EXHIBIT 3.(i).(3)



              CERTIFICATE OF AMENDMENT TO ARTICLE OF INCORPORATION
                         FOR NEVADA PROFIT CORPORATIONS
          (PURSUANT TO NRS 78.385 AND 78-390 - AFTER ISSUANCE OF STOCK)


1. Name of corporation: Bio-One Corporation

2. The articles have been amended as follows (provide article numbers, if
available): Article III shall read as follows: The maximum number of shares of
stock that this corporation is authorized to have outstanding at any one time is
510,000,000 shares. Of such shares, 500,000,000 shall be common stock having a
par value of $0.01 per share.
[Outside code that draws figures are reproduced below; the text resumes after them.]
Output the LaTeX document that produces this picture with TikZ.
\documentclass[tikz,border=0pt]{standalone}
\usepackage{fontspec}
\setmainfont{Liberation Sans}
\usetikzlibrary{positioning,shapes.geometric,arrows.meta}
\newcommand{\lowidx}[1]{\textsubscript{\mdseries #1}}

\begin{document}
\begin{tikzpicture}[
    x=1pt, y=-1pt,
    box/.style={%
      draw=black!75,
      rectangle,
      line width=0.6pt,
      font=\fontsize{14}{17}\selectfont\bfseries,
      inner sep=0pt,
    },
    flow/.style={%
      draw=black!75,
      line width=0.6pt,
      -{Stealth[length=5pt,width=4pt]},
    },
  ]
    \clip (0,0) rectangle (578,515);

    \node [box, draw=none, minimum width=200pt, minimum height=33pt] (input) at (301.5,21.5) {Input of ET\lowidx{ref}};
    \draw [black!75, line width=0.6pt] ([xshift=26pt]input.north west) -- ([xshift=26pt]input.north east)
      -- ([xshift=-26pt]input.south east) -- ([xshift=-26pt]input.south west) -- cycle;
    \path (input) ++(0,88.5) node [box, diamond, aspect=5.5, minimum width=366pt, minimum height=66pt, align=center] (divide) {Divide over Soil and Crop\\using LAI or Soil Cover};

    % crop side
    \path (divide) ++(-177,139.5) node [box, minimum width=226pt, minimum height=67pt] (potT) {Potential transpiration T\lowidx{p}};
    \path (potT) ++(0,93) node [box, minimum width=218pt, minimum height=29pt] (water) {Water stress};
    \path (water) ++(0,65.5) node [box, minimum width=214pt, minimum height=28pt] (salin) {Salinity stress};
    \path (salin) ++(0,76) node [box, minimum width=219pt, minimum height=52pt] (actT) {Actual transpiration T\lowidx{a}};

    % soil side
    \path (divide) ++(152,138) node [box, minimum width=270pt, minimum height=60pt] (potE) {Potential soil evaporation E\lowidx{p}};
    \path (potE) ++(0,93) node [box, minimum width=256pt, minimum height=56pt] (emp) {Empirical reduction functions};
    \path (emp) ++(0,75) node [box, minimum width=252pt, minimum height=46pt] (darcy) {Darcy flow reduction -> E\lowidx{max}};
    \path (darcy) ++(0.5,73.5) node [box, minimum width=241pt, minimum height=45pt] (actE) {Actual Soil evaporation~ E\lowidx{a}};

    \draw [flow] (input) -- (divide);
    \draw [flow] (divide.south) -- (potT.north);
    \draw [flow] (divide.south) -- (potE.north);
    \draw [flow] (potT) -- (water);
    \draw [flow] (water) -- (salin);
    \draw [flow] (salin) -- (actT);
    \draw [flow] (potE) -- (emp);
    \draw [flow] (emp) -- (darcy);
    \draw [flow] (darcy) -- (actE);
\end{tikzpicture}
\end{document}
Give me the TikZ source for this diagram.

The remaining shares shall be shares of Preferred
Stock, par value $0.001 per share. The Preferred Stock may be issued from time
to time by authorization of the Board off Directors of this Corporation with
such rights, designations, preferences and other terms as the Board of Directors
shall determine from time to time.

3. The vote by which the stockholders holding shares in the corporation
entitling them to exercise at least a majority of the voting power, or such
greater proportion of the voting power as may be required in the case of a vote
by classes or series, or as may be required by the provisions of the Articles of
Incorporation have voted in favor of the amendment is: 86%

4. Effective date of filing (optional):

5. Officer Signature (required): /s/ Armand Dauplaise
                                 --------------------

*If any proposed amendment would altar or change any preference or any relative
or other right given to any class or series of outstanding shares, than the
amendment must be approved by the votes. In addition, to the affirmative vote
otherwise required, of the holders of shares representing a majority of the
voting power of each class or sales affected by the amendment regardless of
limitations or restrictions on the voting power thereof.

IMPORTANT: Failure to include any of the above information and submit the
proper-fees may cause this filing to be rejected.